In: Accounting
Consider the following account starting balances and journal
transactions involving these accounts.
Use T-accounts to record the starting balances and organize the
offsetting entries for the transactions.
The starting balance of Cash is $9,100
The starting balance of Inventory is $4,800
The starting balance of Retained Earnings is $24,700
Date | Accounts and Explanation | Debit | Credit |
---|---|---|---|
Mar 9 | Cash | 30 | |
Inventory | 24 | ||
Retained Earnings | 6 | ||
Sold and delivered product to customer | |||
Mar 10 | Cash | 40 | |
Retained Earnings | 40 | ||
Sold, delivered, and received payment for service with no clear associated cost | |||
Mar 11 | Retained Earnings | 2 | |
Cash | 2 | ||
Consumed good or service and paid expense with cash |
What is the final amount in Retained Earnings?
The opening balance of Retained Earnings is $24,700.
Few points that must be kept in mind while arriving at the final amount of Retained Earnings
In the question given above the opening balance of Retained Earnings is $24,700 which means it has earned profit.
Now we need to look at the Journal Entries to arrive at the Final Amount in Retained Earnings
The Journal Entry made on March 9 is Profit on Sale of Inventory.
Inventory worth $24 is sold for $30 and cash is received.

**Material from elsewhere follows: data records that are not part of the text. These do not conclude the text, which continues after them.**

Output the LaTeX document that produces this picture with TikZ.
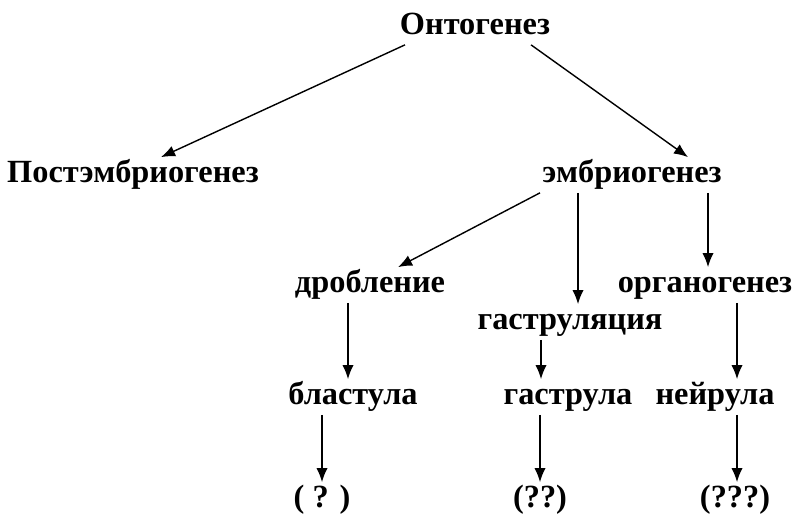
\documentclass[tikz,border=0pt]{standalone}
\usepackage{fontspec}
\setmainfont{Liberation Serif}
\usetikzlibrary{arrows.meta}
\tikzset{
	stage/.style={font=\bfseries\fontsize{23}{26}\selectfont, inner sep=3pt, text height=15pt, text depth=4pt},
	link/.style={line width=1pt, -{Latex[length=10pt,width=8pt]}}
}
\begin{document}
\begin{tikzpicture}[x=0.025cm, y=-0.025cm]
		
		\useasboundingbox (0,0) rectangle (800,530);
		
		% Uzly
		\node[stage] (onto) at (475,27) {Онтогенез};
		\node[stage] (post) at (133,175) {Постэмбриогенез};
		\node[stage] (embr) at (632,175) {эмбриогенез};
		\node[stage] (drob) at (370,285) {дробление};
		\node[stage] (gast) at (570,322) {гаструляция};
		\node[stage] (orga) at (705,285) {органогенез};
		\node[stage] (blas) at (353,397) {бластула};
		\node[stage] (gstr) at (568,397) {гаструла};
		\node[stage] (neir) at (715,397) {нейрула};
		\node[stage] (q1) at (322,500) {( ? )};
		\node[stage] (q2) at (540,500) {(??)};
		\node[stage] (q3) at (735,500) {(???)};
		
		% Šipky
		\draw[link] ([xshift=-1.75cm]onto.south) -- ([xshift=0.7cm]post.north);
		\draw[link] ([xshift=1.4cm]onto.south) -- ([xshift=1.4cm]embr.north);
		\draw[link] ([xshift=-2.3cm]embr.south) -- ([xshift=0.7cm]drob.north);
		\draw[link] (embr.south -| 578,0) -- (gast.north -| 578,0);
		\draw[link] (embr.south -| 708,0) -- (orga.north -| 708,0);
		\draw[link] (drob.south -| 348,0) -- (blas.north -| 348,0);
		\draw[link] (gast.south -| 541,0) -- (gstr.north -| 541,0);
		\draw[link] (orga.south -| 737,0) -- (neir.north -| 737,0);
		\draw[link] (blas.south -| 322,0) -- (q1.north -| 322,0);
		\draw[link] (gstr.south -| 540,0) -- (q2.north -| 540,0);
		\draw[link] (neir.south -| 737,0) -- (q3.north -| 737,0);
		
\end{tikzpicture}
\end{document}
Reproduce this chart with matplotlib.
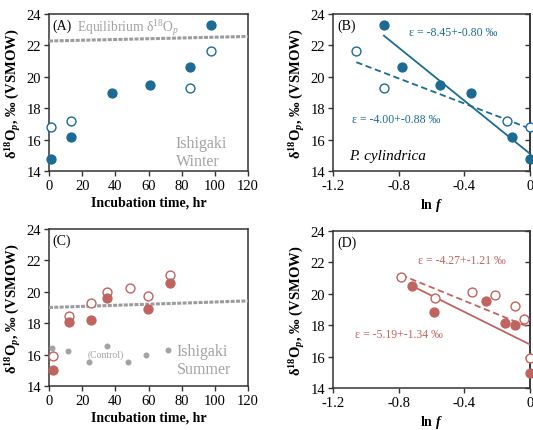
import matplotlib
matplotlib.use("Agg")
import matplotlib.pyplot as plt

plt.rcParams['font.family'] = ['Liberation Serif', 'DejaVu Serif']
plt.rcParams['mathtext.fontset'] = 'custom'
plt.rcParams['mathtext.rm'] = 'Liberation Serif'
plt.rcParams['mathtext.it'] = 'Liberation Serif:italic'
plt.rcParams['mathtext.bf'] = 'Liberation Serif:bold'
plt.rcParams['mathtext.bfit'] = 'Liberation Serif:bold:italic'

BLUE = '#1b6b95'
RED = '#c0645f'
GREY = '#9c9c9c'
TGREY = '#a3a3a3'
DARK = '#333333'

# ---- Panel A: Ishigaki winter ----
a_time_filled = [1.0, 13.5, 38.0, 61.0, 85.3, 97.8]
a_d18_filled = [14.74, 16.15, 19.0, 19.47, 20.64, 23.32]
a_time_open = [1.0, 13.5, 85.3, 97.8]
a_d18_open = [16.83, 17.18, 19.26, 21.66]
a_eq_time = [0, 120]
a_eq_d18 = [22.28, 22.57]

# ---- Panel B: ln f ----
b_lnf_filled = [-0.89, -0.779, -0.546, -0.36, -0.109, 0.0]
b_d18_filled = [23.32, 20.64, 19.47, 19.0, 16.15, 14.74]
b_lnf_open = [-1.058, -0.892, -0.141, 0.0]
b_d18_open = [21.66, 19.26, 17.18, 16.83]
b_fit_solid_x = [-0.89, 0.0]
b_fit_solid_y = [22.62, 15.1]
b_fit_dash_x = [-1.058, 0.0]
b_fit_dash_y = [20.93, 16.7]

# ---- Panel C: Ishigaki summer ----
c_time_filled = [2.4, 12.2, 25.2, 35.2, 59.4, 72.9]
c_d18_filled = [15.0, 18.05, 18.19, 19.62, 18.9, 20.55]
c_time_open = [2.4, 12.2, 25.2, 35.2, 48.8, 59.4, 72.9]
c_d18_open = [15.9, 18.45, 19.26, 19.96, 20.22, 19.74, 21.07]
c_ctrl_time = [1.8, 11.4, 23.9, 34.7, 47.8, 58.6, 71.7]
c_ctrl_d18 = [16.4, 16.22, 15.55, 16.55, 15.53, 15.98, 16.3]
c_eq_time = [0, 120]
c_eq_d18 = [19.0, 19.42]

# ---- Panel D: ln f ----
d_lnf_filled = [0.0, -0.089, -0.155, -0.265, -0.585, -0.718]
d_d18_filled = [14.96, 18.02, 18.17, 19.57, 18.87, 20.51]
d_lnf_open = [0.0, -0.036, -0.093, -0.216, -0.356, -0.579, -0.785]
d_d18_open = [15.91, 18.38, 19.2, 19.91, 20.13, 19.72, 21.06]
d_fit_solid_x = [-0.718, 0.0]
d_fit_solid_y = [20.5, 16.77]
d_fit_dash_x = [-0.785, 0.0]
d_fit_dash_y = [21.2, 17.85]

time_ticks = [0, 20, 40, 60, 80, 100, 120]
lnf_ticks = [-1.2, -0.8, -0.4, 0]
lnf_labels = ['-1.2', '-0.8', '-0.4', '0']
y_ticks = [14, 16, 18, 20, 22, 24]

fig = plt.figure(figsize=(5.33, 4.31), dpi=100)
W, H = 533, 431

def mkax(l, r, t, b):
    return fig.add_axes([l / W, 1 - b / H, (r - l) / W, (b - t) / H])

axA = mkax(49, 248, 15, 172)
axB = mkax(333, 530, 15, 172)
axC = mkax(49, 248, 230, 387)
axD = mkax(333, 530, 232, 389)

ylab = r'$\mathbf{\delta^{18}O}_{\mathbfit{p}}$, ‰ (VSMOW)'
MS = 6.4

def style(ax, xticks, xlabels, xlim, xlabel, right_ticks=False):
    ax.set_xlim(*xlim)
    ax.set_ylim(14, 24)
    ax.set_xticks(xticks)
    ax.set_xticklabels(xlabels)
    ax.set_yticks(y_ticks)
    for s in ax.spines.values():
        s.set_linewidth(1.1)
        s.set_color(DARK)
    ax.tick_params(direction='out', length=3.5, width=1.0, color=DARK,
                   labelsize=10.5, pad=2)
    ax.set_xlabel(xlabel, fontsize=10, fontweight='bold', labelpad=3)
    ax.set_ylabel(ylab, fontsize=10.5, fontweight='bold', labelpad=3)
    if right_ticks:
        sec = ax.secondary_yaxis('right')
        sec.set_yticks(y_ticks)
        sec.tick_params(direction='in', length=3.5, width=1.0, color=DARK,
                        labelright=False)
        sec.spines['right'].set_linewidth(1.1)
        sec.spines['right'].set_color(DARK)

def filled(ax, x, y, c):
    ax.plot(x, y, 'o', ms=MS, color=c, mec=c, clip_on=False, zorder=5)

def openm(ax, x, y, c):
    ax.plot(x, y, 'o', ms=MS, mfc='white', mec=c, mew=1.0, clip_on=False, zorder=5)

eq_style = dict(color=GREY, lw=2.2, linestyle=(0, (1.3, 0.45)), zorder=3)

# Panel A
style(axA, time_ticks, [str(t) for t in time_ticks], (0, 120), 'Incubation time, hr')
axA.plot(a_eq_time, a_eq_d18, **eq_style)
openm(axA, a_time_open, a_d18_open, BLUE)
filled(axA, a_time_filled, a_d18_filled, BLUE)
axA.text(2.3, 23.3, '(A)', fontsize=10, va='center', ha='left')
axA.text(16.8, 23.15, r'Equilibrium $\mathrm{\delta^{18}O}_{\mathit{p}}$', fontsize=9.8,
         color=TGREY, va='center', ha='left')
axA.text(76.5, 15.77, 'Ishigaki', fontsize=11.5, color=TGREY, va='center', ha='left')
axA.text(76.5, 14.64, 'Winter', fontsize=11.5, color=TGREY, va='center', ha='left')

# Panel B
style(axB, lnf_ticks, lnf_labels, (-1.2, 0), r'ln $\mathbfit{f}$', right_ticks=True)
axB.plot(b_fit_solid_x, b_fit_solid_y, color=BLUE, lw=1.3, zorder=4)
axB.plot(b_fit_dash_x, b_fit_dash_y, color=BLUE, lw=1.3, linestyle=(0, (3.5, 2)), zorder=4)
openm(axB, b_lnf_open, b_d18_open, BLUE)
filled(axB, b_lnf_filled, b_d18_filled, BLUE)
axB.text(-1.175, 23.3, '(B)', fontsize=10, va='center', ha='left')
axB.text(-0.738, 22.83, 'ε = -8.45+-0.80 ‰', fontsize=8.5, color=BLUE, va='center', ha='left')
axB.text(-1.085, 17.3, 'ε = -4.00+-0.88 ‰', fontsize=8.5, color=BLUE, va='center', ha='left')
axB.text(-1.105, 15.0, 'P. cylindrica', fontsize=11, style='italic', va='center', ha='left')

# Panel C
style(axC, time_ticks, [str(t) for t in time_ticks], (0, 120), 'Incubation time, hr')
axC.plot(c_eq_time, c_eq_d18, **eq_style)
axC.plot(c_ctrl_time, c_ctrl_d18, 'o', ms=3.3, color=TGREY, zorder=4)
openm(axC, c_time_open, c_d18_open, RED)
filled(axC, c_time_filled, c_d18_filled, RED)
axC.text(2.3, 23.3, '(C)', fontsize=10, va='center', ha='left')
axC.text(23.3, 16.0, '(Control)', fontsize=7, color=TGREY, va='center', ha='left')
axC.text(77.0, 16.23, 'Ishigaki', fontsize=11.5, color=TGREY, va='center', ha='left')
axC.text(77.0, 15.06, 'Summer', fontsize=11.5, color=TGREY, va='center', ha='left')

# Panel D
style(axD, lnf_ticks, lnf_labels, (-1.2, 0), r'ln $\mathbfit{f}$', right_ticks=True)
axD.plot(d_fit_solid_x, d_fit_solid_y, color=RED, lw=1.3, zorder=4)
axD.plot(d_fit_dash_x, d_fit_dash_y, color=RED, lw=1.3, linestyle=(0, (3.5, 2)), zorder=4)
openm(axD, d_lnf_open, d_d18_open, RED)
filled(axD, d_lnf_filled, d_d18_filled, RED)
axD.text(-1.175, 23.3, '(D)', fontsize=10, va='center', ha='left')
axD.text(-0.68, 22.13, 'ε = -4.27+-1.21 ‰', fontsize=8.5, color=RED, va='center', ha='left')
axD.text(-1.066, 17.45, 'ε = -5.19+-1.34 ‰', fontsize=8.5, color=RED, va='center', ha='left')

fig.savefig('out.png', dpi=100)
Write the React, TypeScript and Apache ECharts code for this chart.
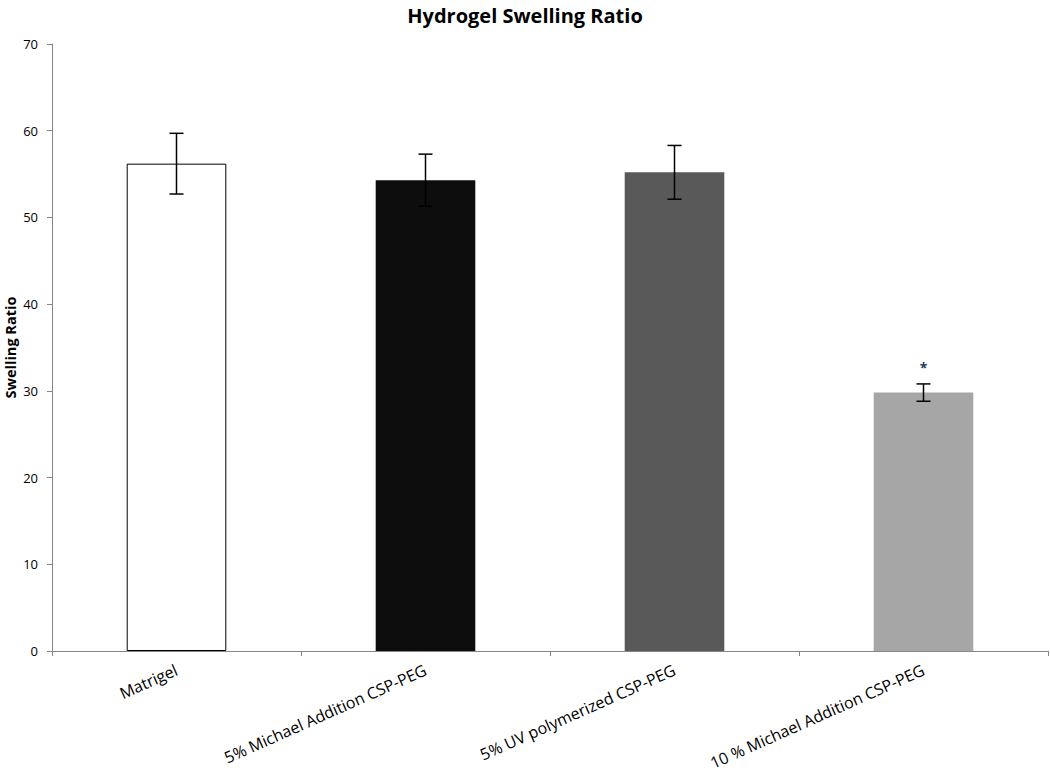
import React, { useEffect, useRef } from "react";
import * as echarts from "echarts";

const categories = [
  "Matrigel",
  "5% Michael Addition CSP-PEG",
  "5% UV polymerized CSP-PEG",
  "10 % Michael Addition CSP-PEG",
];
const values = [56.2, 54.3, 55.2, 29.8];
const errors = [3.5, 3.0, 3.1, 1.0];
const marks = ["", "", "", "*"];
const barColors = ["#ffffff", "#0d0d0d", "#595959", "#a6a6a6"];
const yTicks = [0, 10, 20, 30, 40, 50, 60, 70];

export default function App() {
  const ref = useRef<HTMLDivElement>(null);
  useEffect(() => {
    if (!ref.current) return;
    const chart = echarts.init(ref.current, undefined, { renderer: "svg" });
    const font = "'Open Sans', 'Liberation Sans', sans-serif";
    chart.setOption({
      animation: false,
      backgroundColor: "#ffffff",
      title: {
        text: "Hydrogel Swelling Ratio",
        left: "center",
        top: 0,
        textStyle: { fontFamily: font, fontWeight: "bold", fontSize: 20, color: "#000" },
      },
      grid: { left: 52, right: 2, top: 44, bottom: 132, outerBoundsMode: "none", containLabel: false },
      xAxis: {
        type: "category",
        data: categories,
        axisLine: { lineStyle: { color: "#868686", width: 1 } },
        axisTick: { show: true, length: 5, lineStyle: { color: "#868686" } },
        axisLabel: {
          rotate: 24,
          interval: 0,
          fontFamily: font,
          fontSize: 16,
          color: "#000",
          margin: 18,
        },
      },
      yAxis: {
        type: "value",
        min: yTicks[0],
        max: yTicks[yTicks.length - 1],
        interval: 10,
        name: "Swelling Ratio",
        nameLocation: "middle",
        nameGap: 34,
        nameMoveOverlap: false,
        nameTextStyle: { fontFamily: font, fontWeight: "bold", fontSize: 14.5, color: "#000" },
        axisLine: { show: true, lineStyle: { color: "#868686", width: 1 } },
        axisTick: { show: true, length: 5, lineStyle: { color: "#868686" } },
        splitLine: { show: false },
        axisLabel: { fontFamily: font, fontSize: 13, color: "#000", margin: 14 },
      },
      series: [
        {
          type: "bar",
          barWidth: "40%",
          data: values.map((v, i) => ({
            value: v,
            itemStyle: {
              color: barColors[i],
              borderColor: i === 0 ? "#000" : barColors[i],
              borderWidth: i === 0 ? 1 : 0,
            },
          })),
          z: 2,
        },
        {
          type: "custom",
          data: values.map((v, i) => [i, v - errors[i], v + errors[i]]),
          z: 5,
          renderItem: (params: any, api: any) => {
            const x = api.value(0);
            const lo = api.coord([x, api.value(1)]);
            const hi = api.coord([x, api.value(2)]);
            const cap = 7;
            const style = { stroke: "#000", lineWidth: 1.5 };
            return {
              type: "group",
              children: [
                { type: "line", shape: { x1: lo[0], y1: lo[1], x2: hi[0], y2: hi[1] }, style },
                { type: "line", shape: { x1: hi[0] - cap, y1: hi[1], x2: hi[0] + cap, y2: hi[1] }, style },
                { type: "line", shape: { x1: lo[0] - cap, y1: lo[1], x2: lo[0] + cap, y2: lo[1] }, style },
              ],
            };
          },
        },
        {
          type: "custom",
          data: values.map((v, i) => [i, v + errors[i], marks[i]]),
          z: 6,
          renderItem: (params: any, api: any) => {
            const i = params.dataIndex;
            const p = api.coord([api.value(0), api.value(1)]);
            return {
              type: "text",
              x: p[0],
              y: p[1] - 16,
              style: {
                text: marks[i],
                fill: "#1f3864",
                font: "bold 14px " + font,
                align: "center",
                verticalAlign: "middle",
              },
            };
          },
        },
      ],
    });
    return () => chart.dispose();
  }, []);
  return (
    <div
      ref={ref}
      style={{ position: "fixed", left: 0, top: 0, width: 1050, height: 783 }}
    />
  );
}
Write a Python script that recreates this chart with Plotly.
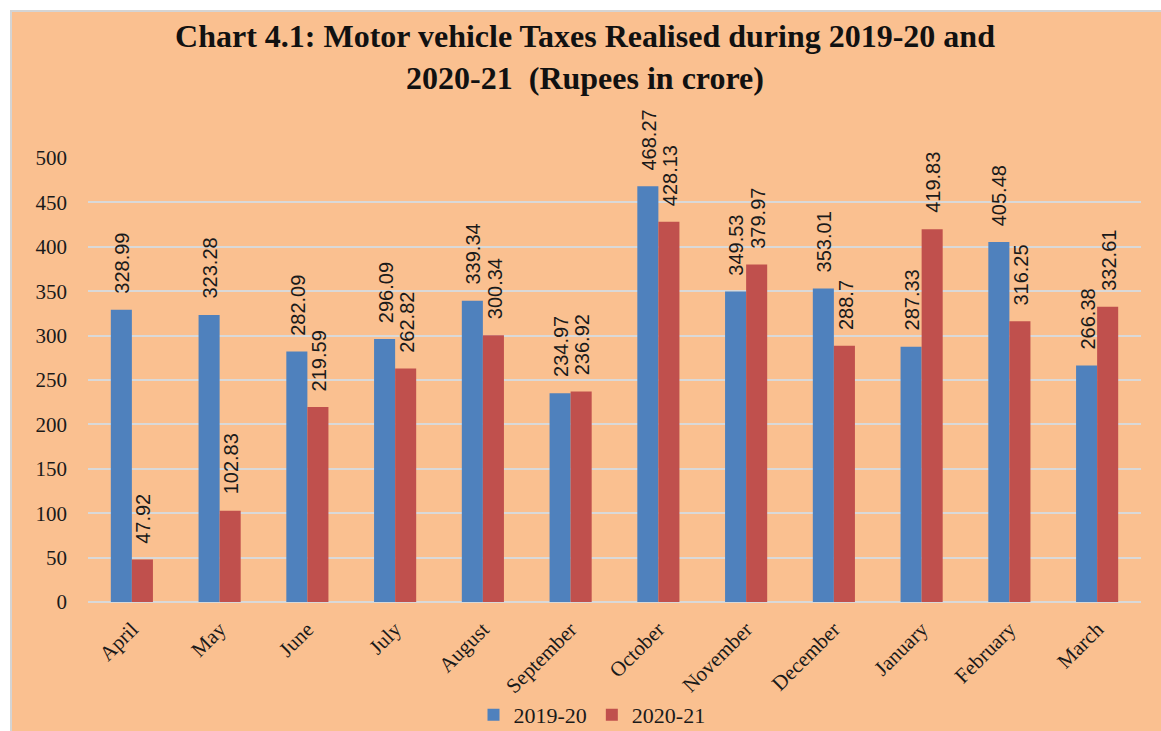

Here the company has made a Profit of $6 thus Retained Earnings will increase by $6.
The Journal Entry made on March 10 shows a Profit of $40 made by the company as there was no clear associated costs. Thus Retained Earnings will increase by $40.
The Journal Entry made on March 11 shows loss of $2. Thus Retained Earnings have been debited and the balanec of Retained Earnings will reduce by $2.